Cloud computing brings its own sets of problems for cloud providers. Hmph, I hear you snort, who cares?
Written by Manek Dubash, Contributor

Cloud computing brings its own sets of problems for cloud providers. Hmph, I hear you snort, who cares? After all, the cloud is the cloud is the cloud, right?

As a previous colleague of mine was wont to say: it isn't quite as simple as that. The reason you might care is because your data is mixed in with those of other people.

I was in conversation with a cloud provider today, who provided insights into the process of ensuring that the business keeps ahead of demand -- which in his neck of the woods continues to grow despite the best efforts of the world's economists and bankers to trash the economy.

Clouds work on economies of scale. This means that the tighter you pack the equipment storing and processing it, the more efficient you are. Just as importantly, the performance patterns of different types of cloud service help to determine whose data you put next to whose.

For example, if you use databases a lot, the traffic patterns you generate in your cloud provider's virtual infrastructure are quite different from those of a media company which streams a lot of data, or from a company using virtual desktops, which generates a lot of IOPS.

So as well as balancing out the peaks and troughs in traffic across the datacentre, so for example that your monthly accounting run doesn't collide with a data flood resulting from a successful promotional exercise, a cloud provider needs also to try and keep opposite types of load on the same infrastructure -- preferably the same host.

In this way, the provider doesn't overload the network or a server when too many users stream a video or access their virtual desktop from the same system. Instead providers will try to locate those different loads on the same network segment or on the same physical host.

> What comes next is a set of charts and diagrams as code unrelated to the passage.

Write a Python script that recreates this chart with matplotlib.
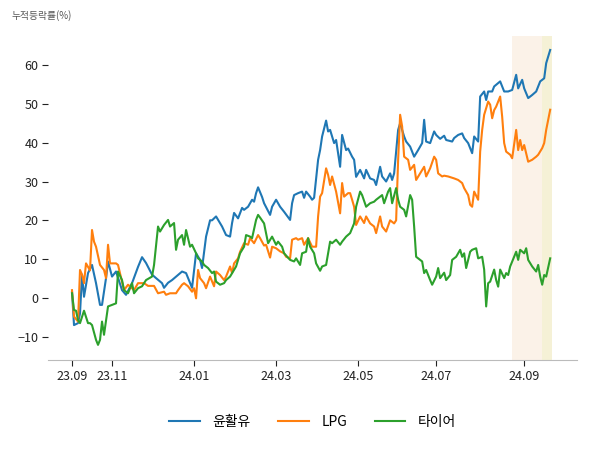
import matplotlib
matplotlib.use("Agg")
import matplotlib.pyplot as plt

plt.rcParams['font.family'] = ['Noto Sans CJK KR', 'DejaVu Sans']

# trading-day index (0 = 2023-09-27) and cumulative return (%)
lube_days = [0, 1, 3, 4, 5, 6, 8, 10, 12, 14, 15, 17, 18, 20, 22, 25, 27, 30, 33, 35,
             37, 40, 42, 45, 46, 48, 50, 53, 55, 57, 59, 60, 62, 64, 65, 67, 69, 70, 72, 74,
             75, 77, 79, 80, 81, 83, 85, 86, 88, 90, 91, 92, 93, 95, 96, 99, 100, 102, 104, 106,
             109, 110, 111, 113, 115, 116, 117, 119, 120, 121, 123, 124, 125, 127, 128, 129, 131, 132, 134, 135,
             137, 138, 140, 141, 142, 144, 146, 147, 149, 151, 152, 154, 155, 157, 159, 160, 161, 163, 164, 166,
             167, 169, 171, 173, 175, 176, 177, 179, 181, 182, 184, 186, 187, 190, 191, 193, 195, 196, 198, 200,
             201, 203, 204, 206, 207, 208, 210, 211, 214, 216, 218, 220, 222, 223, 225, 226, 228, 230, 232, 234,
             236, 237, 239]
lube_vals = [1.5, -7, -6.5, -4, 6, 0.3, 6.4, 8.5, 3.8, -1.8, -1.8, 5.1, 9.4, 5.5, 6.8, 2, 0.8, 3.8, 8, 10.5,
             9, 6, 5.1, 3.8, 2.6, 3.9, 4.6, 5.9, 6.8, 6.4, 3.9, 2.6, 11.5, 9.8, 7.7, 15.8, 20, 20, 21, 19.3,
             18.4, 16.2, 15.8, 19.3, 21.9, 20.5, 23.2, 22.7, 23.5, 25.3, 24.8, 27, 28.5, 26, 24.4, 21.4, 23.5, 25.3, 23.5, 22.2,
             20.1, 24.4, 26.5, 27, 27.4, 25.8, 27.4, 26.1, 25.3, 25.8, 35.6, 38.1, 41.6, 45.7, 42.9, 43.3, 39.9, 40.7, 33.8, 42,
             38.1, 38.5, 36.4, 35.6, 31.2, 33, 30.8, 33, 30.8, 30.4, 29.1, 33.8, 31.3, 30, 32.1, 30.4, 32.1, 43.3, 45, 41.6,
             40.3, 39, 36.4, 38.1, 39.9, 45.9, 40.3, 39.9, 42.9, 42, 41, 41.8, 40.7, 40.3, 41.2, 42, 42.4, 41.2, 39.9, 37.3,
             41.6, 40.3, 51.9, 53.2, 51, 53.2, 53.2, 54.5, 55.8, 53.2, 53.2, 53.6, 57.5, 54, 56.2, 54, 51.5, 52.3, 53.2, 55.8,
             56.6, 60.5, 63.9]

lpg_days = [0, 1, 3, 4, 5, 6, 7, 9, 10, 11, 12, 14, 16, 17, 18, 19, 22, 23, 25, 26,
            28, 31, 33, 36, 38, 41, 43, 46, 47, 49, 52, 53, 55, 56, 58, 60, 61, 62, 63, 64,
            66, 67, 69, 71, 72, 74, 76, 77, 79, 80, 81, 83, 84, 86, 88, 89, 91, 93, 94, 96,
            97, 99, 100, 102, 104, 106, 107, 109, 110, 112, 113, 115, 116, 118, 120, 122, 123, 124, 125, 127,
            128, 129, 130, 132, 134, 135, 136, 138, 139, 140, 141, 142, 144, 146, 147, 149, 151, 152, 154, 155,
            157, 159, 161, 162, 163, 164, 165, 166, 168, 169, 171, 172, 174, 176, 177, 179, 181, 182, 183, 185,
            186, 188, 191, 193, 195, 196, 198, 199, 200, 201, 203, 204, 205, 206, 208, 209, 210, 211, 212, 214,
            215, 216, 217, 219, 220, 222, 223, 224, 225, 226, 228, 230, 232, 233, 235, 236, 237, 239]
lpg_vals = [2, -4.8, -6.1, 7.2, 6, 3.8, 8.9, 7.1, 17.5, 14.5, 13.2, 8.5, 7.2, 5.1, 13.7, 8.9, 8.9, 8.5, 4.2, 2,
            3.4, 2, 3.8, 3.8, 3.1, 3.1, 1.2, 1.6, 0.8, 1.2, 1.2, 2, 3.4, 3.8, 3.0, 1.6, 2.5, -0.1, 7.2, 5.1,
            3.8, 2.5, 5.5, 3.0, 6.8, 5.9, 4.6, 5.5, 8.1, 6.4, 8.9, 10.2, 11.9, 14.1, 13.7, 15.4, 14.1, 16.2, 15.4, 13.5,
            13.7, 10.4, 13.2, 12.8, 12, 11.5, 10.6, 10.2, 15, 15.4, 15, 15.4, 13.7, 15.4, 13.2, 13.2, 21, 26.1, 27, 33.4,
            31.7, 29.1, 31.3, 27.4, 21.8, 29.6, 26.1, 27, 27, 25.3, 23.5, 18.8, 21, 19.3, 21, 19.2, 18.4, 16.7, 21, 18.4,
            17.1, 20, 19.2, 20, 35.6, 47.2, 44.2, 36.4, 35.6, 33, 34.3, 30.4, 32.1, 33.8, 31.3, 33.4, 36.4, 35.6, 32.1, 31.3,
            31.5, 31.3, 30.8, 30.4, 29.6, 28.3, 26.5, 24, 23.5, 27.4, 25.3, 37.7, 43.3, 47.2, 50.6, 49.8, 46.3, 48.4, 49.3, 51.9,
            46.7, 39.9, 37.7, 36.9, 36, 43.3, 38.1, 40.7, 38.1, 39.4, 35.1, 35.6, 36.4, 36.9, 38.6, 39.9, 43.3, 48.5]

tire_days = [0, 1, 2, 3, 4, 6, 8, 9, 10, 12, 13, 14, 15, 16, 18, 20, 22, 23, 25, 26,
             28, 30, 31, 33, 35, 37, 40, 41, 43, 44, 46, 48, 49, 51, 52, 53, 55, 56, 57, 59,
             60, 62, 63, 65, 66, 68, 70, 71, 72, 74, 76, 77, 79, 81, 82, 84, 86, 87, 89, 90,
             92, 93, 94, 96, 97, 98, 100, 102, 103, 105, 106, 109, 111, 112, 114, 115, 117, 118, 119, 121,
             122, 124, 125, 127, 129, 130, 132, 134, 135, 137, 139, 141, 142, 144, 145, 147, 149, 151, 152, 154,
             155, 156, 158, 159, 160, 162, 163, 164, 166, 167, 169, 170, 171, 172, 174, 175, 176, 177, 179, 180,
             182, 183, 184, 186, 187, 189, 190, 192, 194, 195, 196, 197, 199, 200, 202, 203, 205, 206, 207, 208,
             209, 211, 212, 213, 214, 216, 217, 218, 219, 221, 222, 223, 224, 226, 227, 228, 230, 232, 233, 234,
             235, 236, 237, 239]
tire_vals = [1.2, -3.1, -3.3, -5.7, -6.5, -3.3, -6.5, -6.5, -7, -10.8, -12.1, -10.8, -6.1, -9.5, -2.2, -1.8, -1.4, 6.8, 4.6, 2,
             1.2, 3.8, 1.2, 2.5, 3, 4.6, 5.5, 8.5, 18.4, 17.1, 18.8, 20.1, 18.4, 19.3, 12.4, 15, 16.2, 13.7, 17.5, 13.2,
             13.7, 11.5, 10.2, 9.4, 8.5, 7.7, 6.4, 6.8, 4.2, 3.4, 3.8, 4.6, 5.5, 7.2, 8.1, 11.5, 13.2, 16.2, 15.8, 15.4,
             20.1, 21.4, 20.7, 19.2, 16.7, 14.1, 15.8, 13.7, 14.5, 13.2, 11.5, 9.8, 9.4, 10.2, 8.5, 11.5, 11.9, 15.4, 13.2, 11.5,
             8.9, 7, 8.1, 8.5, 14.5, 14.1, 15, 13.7, 14.5, 15.8, 16.7, 19.2, 23.5, 27.4, 26.5, 23.5, 24.4, 24.8, 25.3, 26.1,
             26.5, 24.4, 27.4, 28.3, 24.4, 28.3, 25.3, 23.5, 22.7, 21, 26.5, 25.3, 18.4, 10.6, 9.8, 9.4, 6.4, 7.2, 4.6, 3.4,
             5.5, 7.7, 5.1, 6.5, 4.6, 5.9, 9.8, 10.6, 12.4, 10.6, 11.5, 7.7, 11.9, 12.4, 12.8, 10.2, 10.6, 7.3, -2.2, 3.8,
             4.2, 7.3, 4.6, 2.9, 7.3, 5.1, 6.4, 5.9, 8.1, 10.6, 11.9, 9.8, 12.4, 11.5, 12.8, 9.8, 8.1, 6.8, 8.5, 5.5,
             3.4, 5.9, 5.5, 10.2]

month_ticks = [0, 20, 61, 102, 143, 182, 226]
month_labels = ['23.09', '23.11', '24.01', '24.03', '24.05', '24.07', '24.09']

recent_month = (220, 235)
recent_week = (235, 240)

fig = plt.figure(figsize=(6, 4.5), dpi=100)
ax = fig.add_axes([0.08, 0.2, 0.882, 0.72])

ax.axvspan(*recent_month, color='#fbf2e8', lw=0, zorder=0)
ax.axvspan(*recent_week, color='#f5f1d6', lw=0, zorder=0)

ax.plot(lube_days, lube_vals, color='#1f77b4', lw=1.5, label='윤활유')
ax.plot(lpg_days, lpg_vals, color='#ff7f0e', lw=1.5, label='LPG')
ax.plot(tire_days, tire_vals, color='#2ca02c', lw=1.5, label='타이어')

ax.set_xlim(-12, 252.5)
ax.set_ylim(-16, 67.5)
ax.set_yticks([-10, 0, 10, 20, 30, 40, 50, 60])
ax.set_xticks(month_ticks)
ax.set_xticklabels(month_labels)

for side in ['left', 'top', 'right']:
    ax.spines[side].set_visible(False)
ax.spines['bottom'].set_color('#bbbbbb')
ax.tick_params(axis='y', length=4, width=0.8, labelsize=9, colors='#222222', pad=3)
ax.tick_params(axis='x', length=4, width=0.8, labelsize=9, colors='#222222', pad=3)

fig.text(0.02, 0.965, '누적등락률(%)', fontsize=7, color='#555555', ha='left', va='center')

ax.legend(loc='upper center', bbox_to_anchor=(0.5, -0.13), ncol=3, frameon=False,
          fontsize=10, handlelength=2.2, handletextpad=0.9, columnspacing=2.0)

fig.savefig('out.png', dpi=100)
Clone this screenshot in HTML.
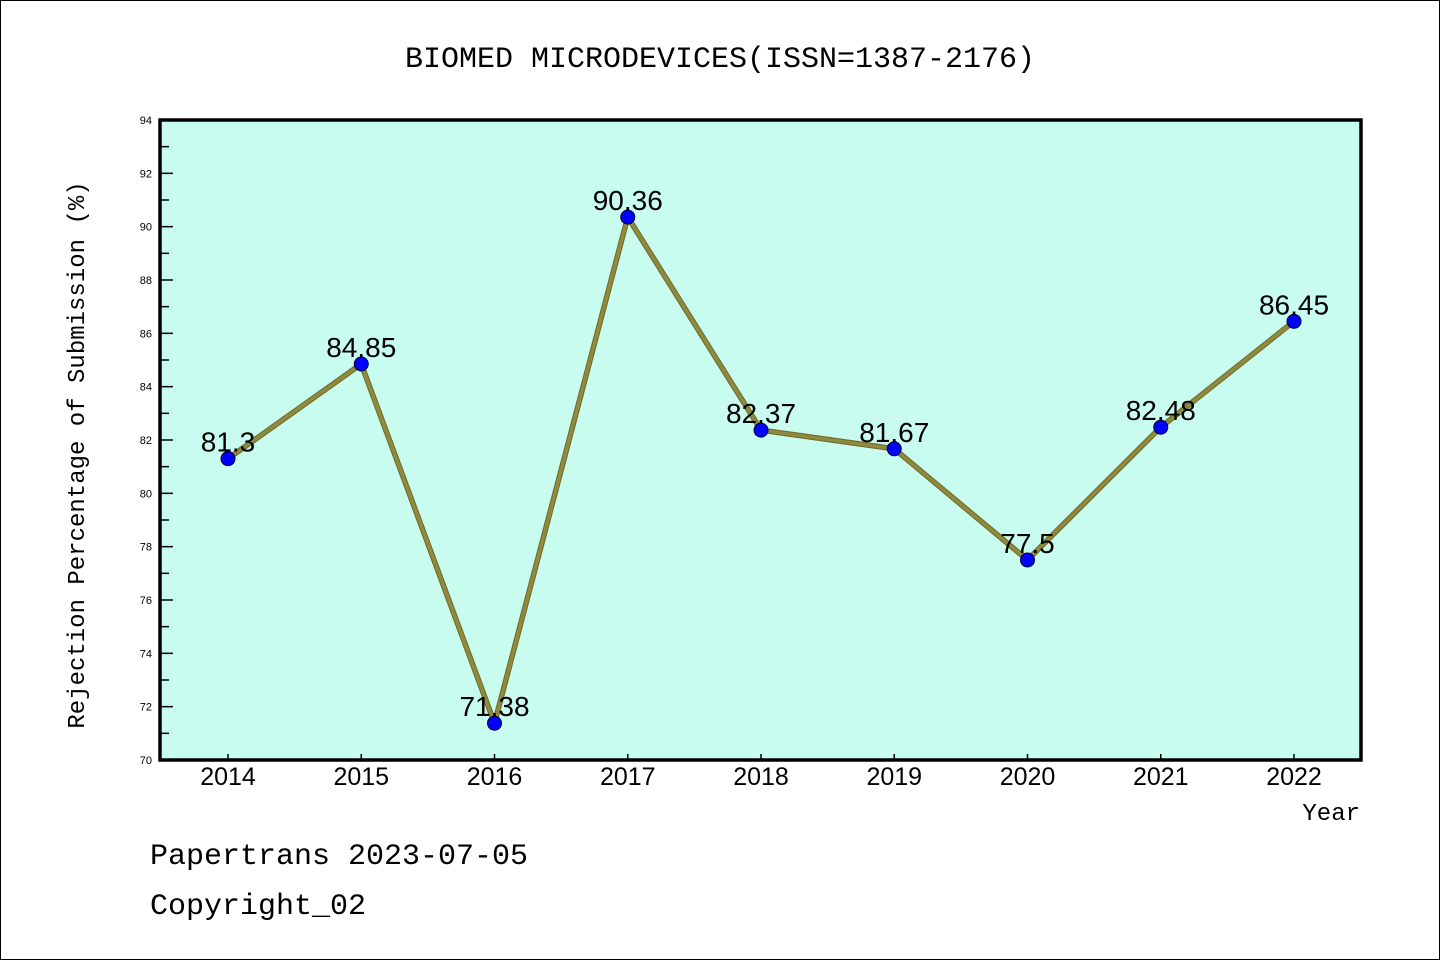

And you care because, if the provider is not very good at doing that, your users will wait for their data, and that ain't good. So it's a question worth asking of prospective cloud providers.

Incidentally, this process should get easier for providers, as I also heard an anecdote about another cloud provider who will soon be running some 700 virtual servers on just 16 physical hosts. That's over 40 VMs per server. In a multi-tenanted environment where you don't always know what kind of load the VMs will present to the system, it's way more than most people envisaged around a decade ago, when technologists started talking about virtualisation, and when loading more than 10 VMs per physical server was a bit daring.

How much further can it go? And will the bottleneck be the network or the storage?